Monday, May 19, 2008

Clair Patterson

I had never heard of Clair C. Patterson until I recently read of him in "A Natural History of Time" by Pascal Richet. M. Richet's very enjoyable book recounts Western man's attempts to date the earth, from the endless time theories of the Greeks, through the interpretation of Biblical tales, to the present. As of now, the current word is that the earth is 4.55 billion years old, and it was Clair Patterson that did that dating fifty years ago.

While doing his research, Patterson also discovered something else, that mankind was poisoning itself with lead. Much of the credit for eliminating lead in gasoline (and elsewhere) goes to him. The following is from "A Short History of Nearly Everything", by Bill Bryson:

It would prove to be a hellish campaign. Ethyl was a powerful global corporation with many friends in high places. (Among its directors have been Supreme Court Justice Lewis Powell and Gilbert Grosvenor of the National Geographic Society.) Patterson suddenly found research funding withdrawn or difficult to acquire. The American Petroleum Institute canceled a research contract with him, as did the United States Public Health Service, a supposedly neutral government institution.

As Patterson increasingly became a liability to his institution, the school trustees were repeatedly pressed by lead industry officials to shut him up or let him go. According to Jamie Lincoln Kitman, writing in The Nation in 2000, Ethyl executives allegedly offered to endow a chair at Caltech “if Patterson was sent packing.” Absurdly, he was excluded from a 1971 National Research Council panel appointed to investigate the dangers of atmospheric lead poisoning even though he was by now unquestionably the leading expert on atmospheric lead.

To his great credit, Patterson never wavered or buckled. Eventually his efforts led to the introduction of the Clean Air Act of 1970 and finally to the removal from sale of all leaded gasoline in the United States in 1986. Almost immediately lead levels in the blood of Americans fell by 80 percent.
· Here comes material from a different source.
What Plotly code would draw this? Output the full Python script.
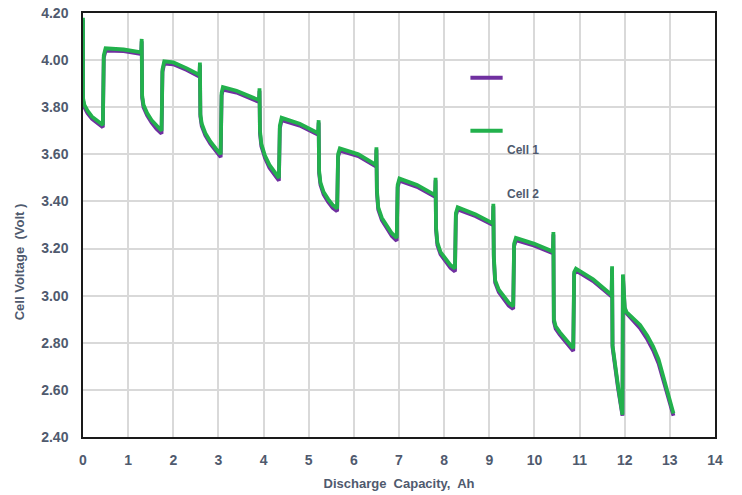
import plotly.graph_objects as go

# Discharge capacity (Ah) shared by both cells
capacity = [
    0.00, 0.00, 0.03, 0.10, 0.20, 0.32, 0.44,
    0.46, 0.50, 0.90, 1.29,
    1.30, 1.31, 1.34, 1.42, 1.52, 1.63, 1.74,
    1.76, 1.80, 2.00, 2.30, 2.58,
    2.59, 2.60, 2.63, 2.71, 2.82, 2.94, 3.05,
    3.07, 3.10, 3.40, 3.90,
    3.91, 3.92, 3.95, 4.03, 4.13, 4.24, 4.34,
    4.36, 4.40, 4.80, 5.21,
    5.22, 5.23, 5.26, 5.33, 5.43, 5.53, 5.63,
    5.65, 5.69, 6.10, 6.49,
    6.50, 6.51, 6.54, 6.62, 6.73, 6.84, 6.95,
    6.97, 7.01, 7.40, 7.80,
    7.81, 7.82, 7.85, 7.92, 8.03, 8.14, 8.24,
    8.26, 8.30, 8.70, 9.08,
    9.09, 9.10, 9.13, 9.21, 9.32, 9.43, 9.53,
    9.55, 9.59, 10.00, 10.41,
    10.42, 10.43, 10.47, 10.56, 10.67, 10.77, 10.86,
    10.88, 10.92, 11.30, 11.71,
    11.72, 11.73, 11.85, 11.95,
    11.96, 12.00, 12.04, 12.20, 12.34, 12.50, 12.63, 12.75, 12.86, 12.97, 13.08,
]

cell2_v = [
    4.18, 3.84, 3.81, 3.785, 3.76, 3.74, 3.725,
    4.02, 4.05, 4.045, 4.033,
    4.09, 3.85, 3.81, 3.775, 3.745, 3.72, 3.70,
    3.96, 3.995, 3.99, 3.965, 3.937,
    3.99, 3.77, 3.73, 3.69, 3.655, 3.625, 3.60,
    3.86, 3.885, 3.87, 3.83,
    3.88, 3.70, 3.645, 3.595, 3.555, 3.525, 3.50,
    3.72, 3.755, 3.73, 3.69,
    3.745, 3.53, 3.48, 3.44, 3.41, 3.385, 3.37,
    3.60, 3.625, 3.60, 3.555,
    3.63, 3.45, 3.375, 3.33, 3.295, 3.265, 3.245,
    3.47, 3.497, 3.47, 3.427,
    3.50, 3.29, 3.225, 3.185, 3.155, 3.13, 3.115,
    3.35, 3.375, 3.345, 3.307,
    3.39, 3.17, 3.065, 3.025, 2.995, 2.97, 2.955,
    3.22, 3.245, 3.22, 3.187,
    3.27, 2.90, 2.87, 2.845, 2.82, 2.795, 2.777,
    3.10, 3.115, 3.07, 3.003,
    3.125, 2.79, 2.62, 2.495,
    3.09, 2.95, 2.93, 2.90, 2.876, 2.83, 2.784, 2.73, 2.656, 2.58, 2.50,
]

cell1_v = [
    4.17, 3.83, 3.80, 3.775, 3.75, 3.73, 3.715,
    4.01, 4.04, 4.038, 4.026,
    4.08, 3.84, 3.80, 3.765, 3.735, 3.708, 3.688,
    3.95, 3.985, 3.982, 3.958, 3.930,
    3.98, 3.76, 3.72, 3.68, 3.645, 3.613, 3.588,
    3.85, 3.875, 3.862, 3.822,
    3.87, 3.69, 3.635, 3.585, 3.543, 3.512, 3.488,
    3.71, 3.745, 3.722, 3.683,
    3.735, 3.52, 3.47, 3.43, 3.398, 3.373, 3.358,
    3.59, 3.615, 3.592, 3.548,
    3.62, 3.44, 3.365, 3.32, 3.283, 3.253, 3.233,
    3.46, 3.488, 3.462, 3.420,
    3.49, 3.28, 3.215, 3.175, 3.143, 3.118, 3.103,
    3.34, 3.366, 3.337, 3.300,
    3.38, 3.16, 3.055, 3.015, 2.983, 2.958, 2.943,
    3.21, 3.236, 3.212, 3.180,
    3.26, 2.89, 2.86, 2.835, 2.808, 2.783, 2.765,
    3.09, 3.106, 3.062, 2.996,
    3.115, 2.78, 2.61, 2.49,
    3.08, 2.945, 2.925, 2.89, 2.862, 2.815, 2.768, 2.712, 2.638, 2.565, 2.49,
]

series_names = ["Cell 1", "Cell 2"]
series_colors = ["#7030a0", "#22b14c"]

x_ticks = list(range(0, 15))
y_ticks = [2.4, 2.6, 2.8, 3.0, 3.2, 3.4, 3.6, 3.8, 4.0, 4.2]
y_tick_text = ["%.2f" % v for v in y_ticks]

text_color = "#4f5a6e"
font_family = "Liberation Sans, Arial, sans-serif"

fig = go.Figure()
fig.add_trace(go.Scatter(x=capacity, y=cell1_v, mode="lines", name=series_names[0],
                         line=dict(color=series_colors[0], width=3.8), showlegend=False))
fig.add_trace(go.Scatter(x=capacity, y=cell2_v, mode="lines", name=series_names[1],
                         line=dict(color=series_colors[1], width=3.8), showlegend=False))

# Custom legend (line samples and labels offset like the original)
fig.add_shape(type="line", xref="paper", yref="paper", x0=0.613, x1=0.664, y0=0.847, y1=0.847,
              line=dict(color=series_colors[0], width=4))
fig.add_shape(type="line", xref="paper", yref="paper", x0=0.613, x1=0.664, y0=0.722, y1=0.722,
              line=dict(color=series_colors[1], width=4))
fig.add_annotation(xref="paper", yref="paper", x=0.667, y=0.677, xanchor="left", yanchor="middle",
                   text="<b>" + series_names[0] + "</b>", showarrow=False,
                   font=dict(size=12, color=text_color, family=font_family))
fig.add_annotation(xref="paper", yref="paper", x=0.667, y=0.572, xanchor="left", yanchor="middle",
                   text="<b>" + series_names[1] + "</b>", showarrow=False,
                   font=dict(size=12, color=text_color, family=font_family))

# Y-axis title (placed lower than centre, as in the original)
fig.add_annotation(xref="paper", yref="paper", x=-0.1, y=0.414, xanchor="center", yanchor="middle",
                   text="<b>Cell Voltage  (Volt )</b>", textangle=-90, showarrow=False,
                   font=dict(size=13, color=text_color, family=font_family))

fig.update_layout(
    width=742, height=495,
    margin=dict(l=83, r=27, t=13, b=58),
    paper_bgcolor="white", plot_bgcolor="white",
    font=dict(family=font_family, color=text_color),
    xaxis=dict(
        range=[0, 14], tickvals=x_ticks, ticktext=[str(t) for t in x_ticks],
        showgrid=True, gridcolor="#d9d9d9", gridwidth=1.5,
        showline=True, linecolor="#1a1a1a", linewidth=2, mirror=True,
        ticks="outside", ticklen=9, tickcolor="rgba(0,0,0,0)",
        tickfont=dict(size=14, color=text_color, weight="bold"),
        title=dict(text="Discharge  Capacity,  Ah", standoff=12,
                   font=dict(size=13, color=text_color, weight="bold")),
        zeroline=False, automargin=False,
    ),
    yaxis=dict(
        range=[2.4, 4.2], tickvals=y_ticks, ticktext=y_tick_text,
        showgrid=True, gridcolor="#d9d9d9", gridwidth=1.5,
        showline=True, linecolor="#1a1a1a", linewidth=1.5, mirror=True,
        ticks="outside", ticklen=10, tickcolor="rgba(0,0,0,0)",
        tickfont=dict(size=14, color=text_color, weight="bold"),
        zeroline=False, automargin=False,
    ),
)

fig.write_html("out.html", config={"displayModeBar": False},
               post_script="document.body.style.margin='0px';")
But because lead is forever, those of us alive today have about 625 times more lead in our blood than people did a century ago. The amount of lead in the atmosphere also continues to grow, quite legally, by about a hundred thousand metric tons a year, mostly from mining, smelting, and industrial activities. The United States also banned lead in indoor paint, “forty-four years after most of Europe,” as McGrayne notes. Remarkably, considering its startling toxicity, lead solder was not removed from American food containers until 1993.

But no good deed stands unchallenged by the Bush administration:
The Bush administration is considering doing away with health standards that cut lead from gasoline, widely regarded as one of the nation's biggest clean-air accomplishments.

The Environmental Protection Agency said this week that revoking those standards might be justified "given the significantly changed circumstances since lead was listed in 1976" as an air pollutant, claiming that concentrations of lead in the air have dropped more than 90 percent in the past 2 1/2 decades. Battery makers, lead smelters, refiners all have lobbied the administration to do away with the Clean Air Act limits.
Later, Patterson denounced the hold of utilitarianism in science. As David Neiwert reports, the utilitarians will leave no one behind in their effort to use science for power and profit, no matter what the cost:
Bush's FDA has just announced that it is going to scrap American participation in the Declaration of Helsinki -- the major international accord on ethical principles guiding physicians and other participants in medical research on human subjects. This isn't a decision involving mere medical bureaucracy -- it in fact clears the way for ethics-free drug testing, especially beyond American borders, and it means people will die, sometimes horribly.
Clair Patterson died in 1995. The world desperately needs more scientists who think and act as he did.